● Short task: Lines that contain the string "this" are to be copied; leave out all others.

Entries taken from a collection
....
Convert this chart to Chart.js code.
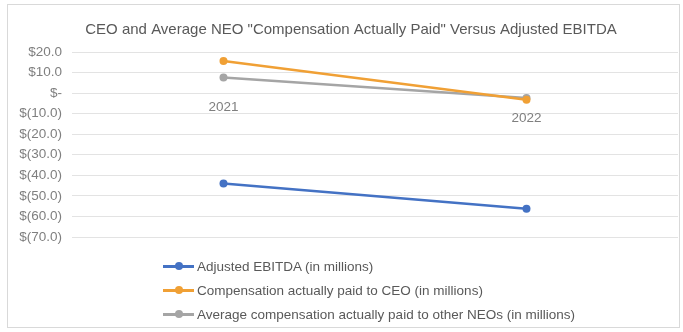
<!DOCTYPE html>
<html>
<head>
<meta charset="utf-8">
<script src="https://cdn.jsdelivr.net/npm/chart.js@4"></script>
<style>
  body { margin: 0; background: #fff; font-family: "Liberation Sans", Arial, sans-serif; }
  #wrap { position: relative; width: 683px; height: 332px; }
  #frame { position: absolute; left: 7px; top: 4px; width: 671px; height: 322px; border: 1px solid #d9d9d9; pointer-events: none; }
  #legend { position: absolute; left: 163px; top: 254px; }
  .item { height: 24px; display: flex; align-items: center; font-size: 13.5px; color: #595959; }
  .mark { position: relative; width: 31px; height: 3px; margin-right: 3px; }
  .mark span { position: absolute; left: 12px; top: -2.5px; width: 8px; height: 8px; border-radius: 50%; }
</style>
</head>
<body>
<div id="wrap">
  <canvas id="chart" width="683" height="332"></canvas>
  <div id="frame"></div>
  <div id="legend"></div>
</div>
<script>
const years = ["2021", "2022"];
const adjustedEbitda = [-44.0, -56.2];
const ceoPaid = [15.6, -3.2];
const neoPaid = [7.6, -2.4];

const BLUE = "#4472c4";
const ORANGE = "#f0a035";
const GRAY = "#a5a5a5";
const PAD_LEFT = 24;

function money(v) {
  if (v === 0) return "$-";
  if (v < 0) return "$(" + Math.abs(v).toFixed(1) + ")";
  return "$" + v.toFixed(1);
}

function line(label, data, color) {
  return {
    label,
    data,
    borderColor: color,
    backgroundColor: color,
    borderWidth: 2.5,
    pointRadius: 4,
    pointBorderWidth: 0,
    tension: 0
  };
}

// y labels are wider than the axis box (title is centred off-middle), so widen the clip area
const unclipY = {
  id: "unclipY",
  afterLayout(chart) { chart.scales.y.left = 0; }
};

const ctx = document.getElementById("chart").getContext("2d");
const chart = new Chart(ctx, {
  type: "line",
  data: {
    // second label pushed down one line, like the original
    labels: [years[0], ["", years[1]]],
    datasets: [
      line("Adjusted EBITDA (in millions)", adjustedEbitda, BLUE),
      line("Compensation actually paid to CEO (in millions)", ceoPaid, ORANGE),
      line("Average compensation actually paid to other NEOs (in millions)", neoPaid, GRAY)
    ]
  },
  options: {
    responsive: false,
    animation: false,
    layout: { padding: { top: 13, right: 5, bottom: 95, left: PAD_LEFT } },
    plugins: {
      legend: { display: false },
      tooltip: { enabled: false },
      title: {
        display: true,
        text: "CEO and Average NEO \"Compensation Actually Paid\" Versus Adjusted EBITDA",
        color: "#595959",
        font: { family: "Liberation Sans", size: 15, weight: "normal" },
        padding: { top: 8, bottom: 13 }
      }
    },
    scales: {
      x: {
        position: { y: 0 },
        offset: true,
        grid: { display: false, drawTicks: false },
        border: { display: false },
        ticks: {
          color: "#7f7f7f",
          padding: 9,
          maxRotation: 0,
          font: { family: "Liberation Sans", size: 13.5, lineHeight: 0.8 }
        }
      },
      y: {
        min: -70,
        max: 20,
        ticks: {
          stepSize: 10,
          color: "#7f7f7f",
          padding: 10,
          font: { family: "Liberation Sans", size: 13.5 },
          callback: v => money(v)
        },
        grid: { color: "#e3e3e3", drawTicks: false, lineWidth: 1 },
        border: { display: false },
        afterFit: s => { s.width = 72 - PAD_LEFT; }
      }
    }
  },
  plugins: [unclipY]
});

// legend, one entry per row, built from the datasets
const legendEl = document.getElementById("legend");
chart.data.datasets.forEach(ds => {
  const row = document.createElement("div");
  row.className = "item";
  row.innerHTML = '<div class="mark" style="background:' + ds.borderColor + '"><span style="background:' +
    ds.borderColor + '"></span></div><div>' + ds.label + '</div>';
  legendEl.appendChild(row);
});
</script>
</body>
</html>
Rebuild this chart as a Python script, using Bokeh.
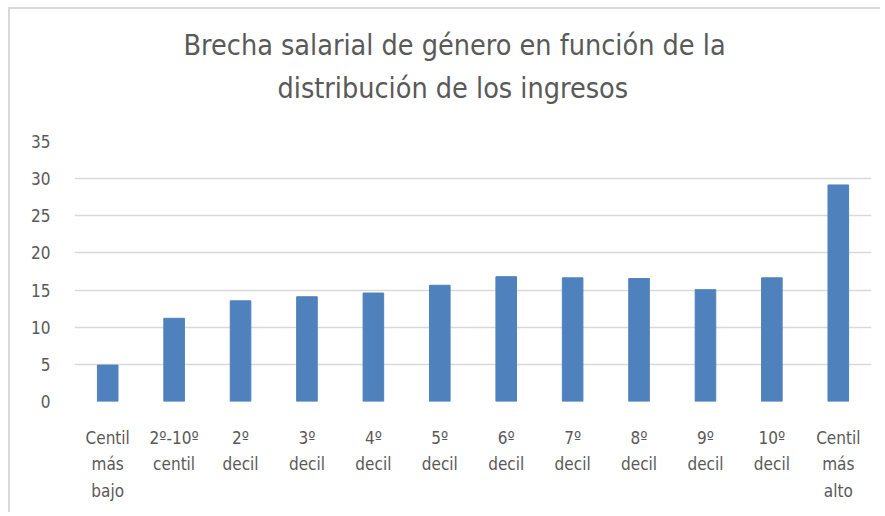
from bokeh.plotting import figure
from bokeh.models import Range1d, FixedTicker, Title
from bokeh.embed import file_html
from bokeh.resources import INLINE

categories = ["Centil\nmás\nbajo", "2º-10º\ncentil", "2º\ndecil", "3º\ndecil", "4º\ndecil",
              "5º\ndecil", "6º\ndecil", "7º\ndecil", "8º\ndecil", "9º\ndecil",
              "10º\ndecil", "Centil\nmás\nalto"]
values = [4.9, 11.2, 13.55, 14.1, 14.6, 15.65, 16.8, 16.65, 16.55, 15.05, 16.65, 29.15]
y_ticks = [0, 5, 10, 15, 20, 25, 30, 35]
title_lines = ["Brecha salarial de género en función de la", "distribución de los ingresos"]

FONT = "DejaVu Sans Condensed"
TXT = "#595959"

p = figure(x_range=categories, width=872, height=505, output_backend="svg",
           toolbar_location=None, tools="",
           min_border_left=64, min_border_right=11, min_border_top=132, min_border_bottom=113)
p.styles = {"margin-left": "8px", "margin-top": "7px",
            "border-left": "2px solid #D9D9D9", "border-top": "2px solid #D9D9D9"}

# title: two lines, the one closest to the frame is added first
p.add_layout(Title(text=title_lines[1], align="left", offset=203, text_font=FONT,
                   text_font_size="28.5px", text_font_style="normal", text_color=TXT,
                   standoff=73), "above")
p.add_layout(Title(text=title_lines[0], align="left", offset=109, text_font=FONT,
                   text_font_size="28.5px", text_font_style="normal", text_color=TXT,
                   standoff=-57), "above")

p.vbar(x=categories, top=values, width=0.31, color="#4F81BD")

p.y_range = Range1d(0, 35)
p.yaxis.ticker = FixedTicker(ticks=y_ticks)
p.xgrid.grid_line_color = None
p.ygrid.grid_line_color = "#D9D9D9"
p.ygrid.grid_line_width = 1.5
p.outline_line_color = None

for ax in (p.xaxis[0], p.yaxis[0]):
    ax.axis_line_color = None
    ax.major_tick_line_color = None
    ax.minor_tick_line_color = None
    ax.major_label_text_font = FONT
    ax.major_label_text_font_size = "17px"
    ax.major_label_text_color = TXT

p.yaxis.major_label_standoff = 18
p.xaxis.major_label_standoff = 20
p.xaxis.major_label_text_line_height = 1.33

open("out.html", "w").write(file_html(p, INLINE))
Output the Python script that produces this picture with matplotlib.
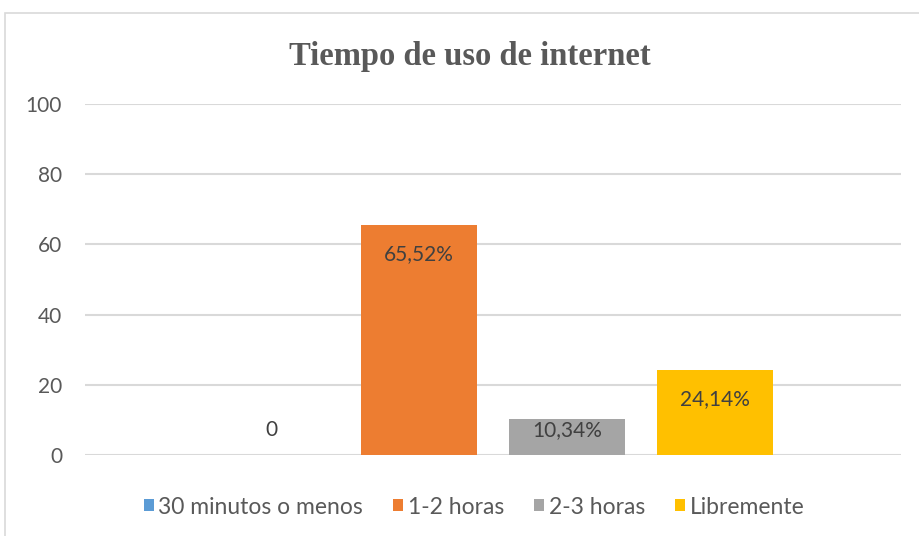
import matplotlib
matplotlib.use("Agg")
import matplotlib.pyplot as plt
from matplotlib.patches import Patch, Rectangle

series = ["30 minutos o menos", "1-2 horas", "2-3 horas", "Libremente"]
values = [0, 65.52, 10.34, 24.14]
labels = ["0", "65,52%", "10,34%", "24,14%"]
colors = ["#5b9bd5", "#ed7d31", "#a5a5a5", "#ffc000"]
yticks = [0, 20, 40, 60, 80, 100]
title = "Tiempo de uso de internet"

W, H = 919, 536
fig = plt.figure(figsize=(W / 100, H / 100), dpi=100)
fig.patch.set_facecolor("white")

# chart frame (cropped on right/bottom)
fig.add_artist(Rectangle((5 / W, -0.1), 1.2, 1 - 13 / H + 0.1, transform=fig.transFigure,
                         fill=False, edgecolor="#d9d9d9", linewidth=1.2))

left, right = 85, 901
top, bottom = 104, 455
ax = fig.add_axes([left / W, 1 - bottom / H, (right - left) / W, (bottom - top) / H])

font = "Lato"
txt_color = "#595959"
lbl_color = "#404040"
fs = 15

x = list(range(len(values)))
ax.bar(x, values, width=0.79, color=colors, zorder=3)
ax.set_xlim(-1.257, 4.257)
ax.set_ylim(0, 100)
ax.set_yticks(yticks)
ax.set_yticklabels([str(t) for t in yticks], fontfamily=font, fontsize=fs, color=txt_color)
ax.tick_params(axis="y", length=0, pad=16.5)
ax.set_xticks([])
for s in ax.spines.values():
    s.set_visible(False)
ax.grid(axis="y", color="#d9d9d9", linewidth=1.5, zorder=0)
ax.set_axisbelow(True)

for xi, v, lab in zip(x, values, labels):
    ly = max(v - 8.2, 7.1)
    ax.text(xi, ly, lab, ha="center", va="center", fontfamily=font, fontsize=fs,
            color=lbl_color, zorder=4)

fig.text(470 / W, 1 - 56 / H, title, ha="center", va="center",
         fontfamily="Liberation Serif", fontweight="bold", fontsize=23.5, color=txt_color)

handles = [Patch(facecolor=c, edgecolor="none") for c in colors]
leg = fig.legend(handles, series, loc="center", bbox_to_anchor=(474 / W, 1 - 507 / H),
                 ncol=4, frameon=False, handlelength=0.45, handleheight=0.45,
                 handletextpad=0.2, columnspacing=1.3,
                 prop={"family": font, "size": 16.5})
for t in leg.get_texts():
    t.set_color(txt_color)

fig.savefig("out.png", dpi=100, facecolor="white")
....
● Correct output:
Convert this chart to Chart.js code.
Rebuild this chart as a Python script, using Bokeh.
Output the Python script that produces this picture with matplotlib.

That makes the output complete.